Tips on how to Parallel park
11 Nov 2020
Even for the most experienced drivers, parallel parking is a manoeuvre that can still be daunting for many. On a busy street, many drivers can be put off squeezing in a parallel park manoeuvre due to the worry of not being able to execute it, especially with the added pressure of cars waiting behind you.
In this article, we will be giving you tips to ensure that you become an expert at parallel parking. This will make your life a whole lot easier, there is no doubt about it!
Practice makes perfect if you are looking to perfect parallel parking. If parallel parking makes you nervous, you would be best off practicing this manoeuvre on a quiet street or at times where there are not many cars on the road, whether that be late at night or early morning.
An excellent way to perfect your parallel parking is to use the 1:2:1 method. We will discuss this parking tip in more detail below.

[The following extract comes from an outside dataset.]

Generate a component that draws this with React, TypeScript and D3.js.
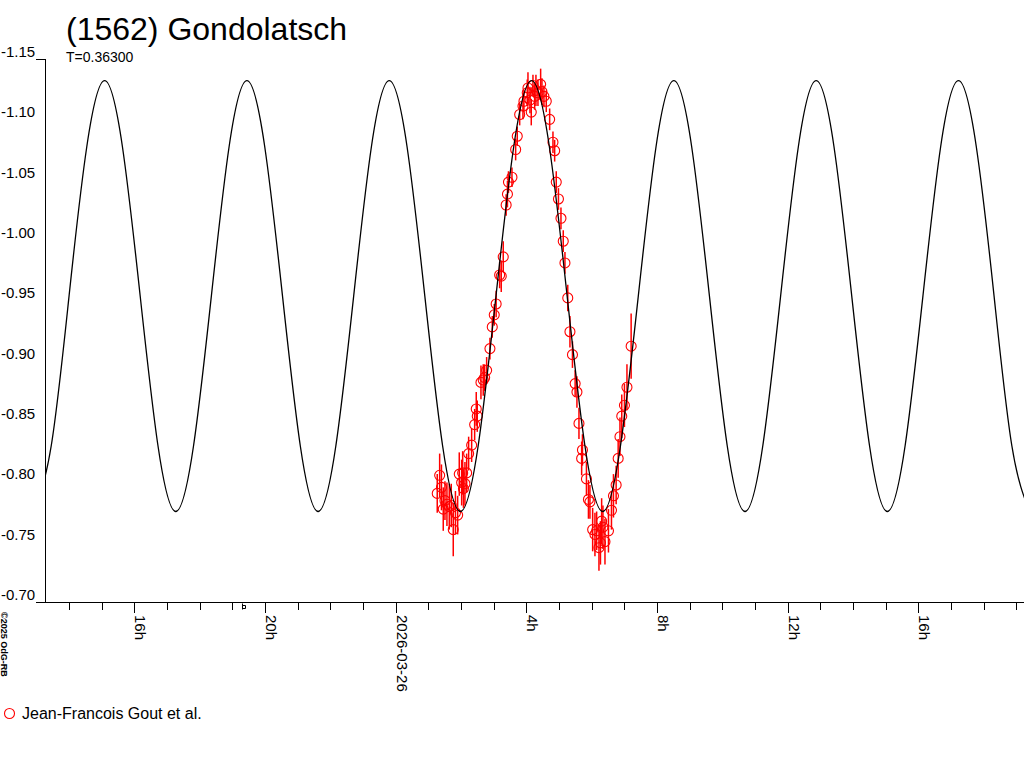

Find a parking space that is safe to park in
When you are looking for a space that is safe to parallel park in, it is important to note that an adequate parking space is roughly a couple of metres longer than your car. If the space is not large enough, you will not be able to perform a parallel park effectively. Please note that you will also need to consider whether the car in front will have enough room to open their car boot.
Conduct a mirror check and get in position
Before you attempt a parallel parking manoeuvre you should check your mirrors. This is to make sure that no accidents occur. It is also very important that you also check your blind spot. Once the mirror check has been completed, get your vehicle into a position so that it is half a car’s length beyond the vehicle in front of the parking space you are looking to drive in to. Make sure you put your indicator on to let other drivers know you are looking to park and put your vehicle into the reverse gear.
Begin to reverse slowly, while continually checking your mirrors as you are doing so. Reverse until your car is level with the car in front of your intended parking space. A good reference here is that you will be able to see the end of the other car in your back left or right window (depending on which side you are conducting the parallel park).
Stop, assess and make 1 turn towards the kerb and reverse
Once your car is parallel to the car next to it, stop and assess your surroundings to make sure you are still safe to conduct this manoeuvre. Once you have decided you are safe to do so, turn your steering wheel towards the kerb and reverse until you reach a 45-degree angle. At this point, you will be in a diagonal position across the road. As a reference, the vehicle in front of you should be in line with your passenger door handle.
Apply 2 full turns in the opposite direction
Once you are at a 45-degree angle, if it is still safe and your passenger’s door handle is level with the front of the other vehicle, reverse and turn your steering wheel two times away from the kerb, the opposite way as you have been previously, this is to straighten the car up.
1 turn again towards the kerb
Once your car is almost parallel with the pavement, gradually turn the steering wheel 1 turn to towards the kerb. Your car should now be almost straight along the kerb. Try to leave a reasonable distance between the car in front and behind you and move forward if needed.
If you are currently learning to drive, then a parallel park manoeuvre is something that you will need to perfect in order to gain a pass certificate. Please note, at the time of writing this article, that driving tests are currently suspended due to the ongoing lockdown restrictions.
If you get to stage where you are looking to conduct a parallel park and begin to panic, remember if you are parallel parking into a space on the left: one turn to the left, two turns to the right, then one turn to the left and the opposite if you are parking on the right. As mentioned previously, practice makes perfect when it comes to parallel parking and you will become an expert in no time if you follow this simple method.